:: Task description ::
Produce an exact transcription of the listing below, omitting the pictures.

[start of Data lines]

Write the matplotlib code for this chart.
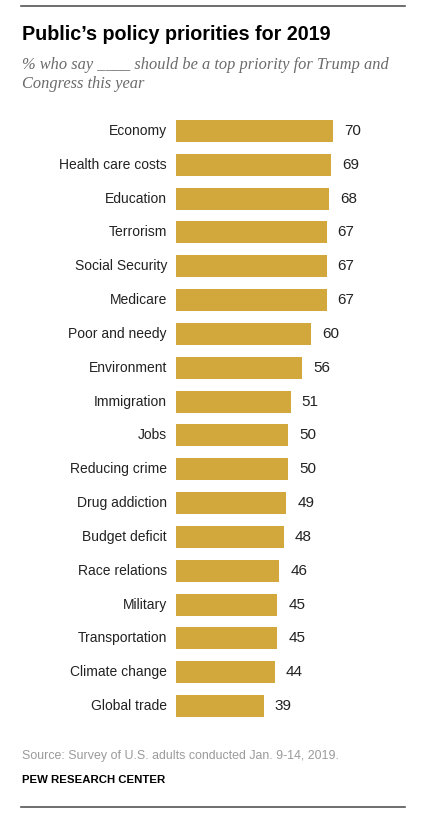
import matplotlib
matplotlib.use("Agg")
import matplotlib.pyplot as plt
from matplotlib.lines import Line2D

categories = ["Economy", "Health care costs", "Education", "Terrorism", "Social Security",
              "Medicare", "Poor and needy", "Environment", "Immigration", "Jobs",
              "Reducing crime", "Drug addiction", "Budget deficit", "Race relations",
              "Military", "Transportation", "Climate change", "Global trade"]
values = [70, 69, 68, 67, 67, 67, 60, 56, 51, 50, 50, 49, 48, 46, 45, 45, 44, 39]

W, H = 427, 826
fig = plt.figure(figsize=(W / 100, H / 100), dpi=100)
fig.patch.set_facecolor("white")

x0 = 176
px_per_unit = (333.5 - 176) / 70
xmax = 100
ax_w = xmax * px_per_unit
row = (706 - 131) / 17
top = 131 - row / 2
bottom = 706 + row / 2
ax = fig.add_axes([x0 / W, 1 - bottom / H, ax_w / W, (bottom - top) / H])
n = len(categories)
ypos = list(range(n))
ax.barh(ypos, values, height=22 / row, color="#D2A73C", edgecolor="none")
ax.set_xlim(0, xmax)
ax.set_ylim(n - 0.5, -0.5)
ax.axis("off")
for i, (c, v) in enumerate(zip(categories, values)):
    ax.text(-9 / px_per_unit, i, c, ha="right", va="center", fontsize=10, color="#222222",
            family="Liberation Sans")
    ax.text(v + 11 / px_per_unit, i, str(v), ha="left", va="center", fontsize=11,
            color="#222222", family="Liberation Sans")

def fx(x):
    return x / W

def fy(y):
    return 1 - y / H

fig.add_artist(Line2D([fx(21), fx(405)], [fy(6), fy(6)], color="#555555", lw=1.2))
fig.add_artist(Line2D([fx(21), fx(405)], [fy(807), fy(807)], color="#555555", lw=1.2))

fig.text(fx(22), fy(34), "Public\u2019s policy priorities for 2019", fontsize=14.2,
         fontweight="bold", color="#000000", va="center", ha="left", family="Liberation Sans")
fig.text(fx(22), fy(65), "% who say ____ should be a top priority for Trump and",
         fontsize=11.8, style="italic", color="#6b6b6b", va="center", ha="left",
         family="Liberation Serif")
fig.text(fx(22), fy(84), "Congress this year", fontsize=11.8, style="italic",
         color="#6b6b6b", va="center", ha="left", family="Liberation Serif")

fig.text(fx(22), fy(756), "Source: Survey of U.S. adults conducted Jan. 9-14, 2019.",
         fontsize=8.9, color="#9a9a9a", va="center", ha="left", family="Liberation Sans")
fig.text(fx(22), fy(780), "PEW RESEARCH CENTER", fontsize=8.2, fontweight="bold",
         color="#000000", va="center", ha="left", family="Liberation Sans")

fig.savefig("out.png", dpi=100, facecolor="white")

[end of Data lines]

:: Exercise response ::
Write the matplotlib code for this chart.
import matplotlib
matplotlib.use("Agg")
import matplotlib.pyplot as plt
from matplotlib.lines import Line2D

categories = ["Economy", "Health care costs", "Education", "Terrorism", "Social Security",
              "Medicare", "Poor and needy", "Environment", "Immigration", "Jobs",
              "Reducing crime", "Drug addiction", "Budget deficit", "Race relations",
              "Military", "Transportation", "Climate change", "Global trade"]
values = [70, 69, 68, 67, 67, 67, 60, 56, 51, 50, 50, 49, 48, 46, 45, 45, 44, 39]

W, H = 427, 826
fig = plt.figure(figsize=(W / 100, H / 100), dpi=100)
fig.patch.set_facecolor("white")

x0 = 176
px_per_unit = (333.5 - 176) / 70
xmax = 100
ax_w = xmax * px_per_unit
row = (706 - 131) / 17
top = 131 - row / 2
bottom = 706 + row / 2
ax = fig.add_axes([x0 / W, 1 - bottom / H, ax_w / W, (bottom - top) / H])
n = len(categories)
ypos = list(range(n))
ax.barh(ypos, values, height=22 / row, color="#D2A73C", edgecolor="none")
ax.set_xlim(0, xmax)
ax.set_ylim(n - 0.5, -0.5)
ax.axis("off")
for i, (c, v) in enumerate(zip(categories, values)):
    ax.text(-9 / px_per_unit, i, c, ha="right", va="center", fontsize=10, color="#222222",
            family="Liberation Sans")
    ax.text(v + 11 / px_per_unit, i, str(v), ha="left", va="center", fontsize=11,
            color="#222222", family="Liberation Sans")

def fx(x):
    return x / W

def fy(y):
    return 1 - y / H

fig.add_artist(Line2D([fx(21), fx(405)], [fy(6), fy(6)], color="#555555", lw=1.2))
fig.add_artist(Line2D([fx(21), fx(405)], [fy(807), fy(807)], color="#555555", lw=1.2))

fig.text(fx(22), fy(34), "Public\u2019s policy priorities for 2019", fontsize=14.2,
         fontweight="bold", color="#000000", va="center", ha="left", family="Liberation Sans")
fig.text(fx(22), fy(65), "% who say ____ should be a top priority for Trump and",
         fontsize=11.8, style="italic", color="#6b6b6b", va="center", ha="left",
         family="Liberation Serif")
fig.text(fx(22), fy(84), "Congress this year", fontsize=11.8, style="italic",
         color="#6b6b6b", va="center", ha="left", family="Liberation Serif")

fig.text(fx(22), fy(756), "Source: Survey of U.S. adults conducted Jan. 9-14, 2019.",
         fontsize=8.9, color="#9a9a9a", va="center", ha="left", family="Liberation Sans")
fig.text(fx(22), fy(780), "PEW RESEARCH CENTER", fontsize=8.2, fontweight="bold",
         color="#000000", va="center", ha="left", family="Liberation Sans")

fig.savefig("out.png", dpi=100, facecolor="white")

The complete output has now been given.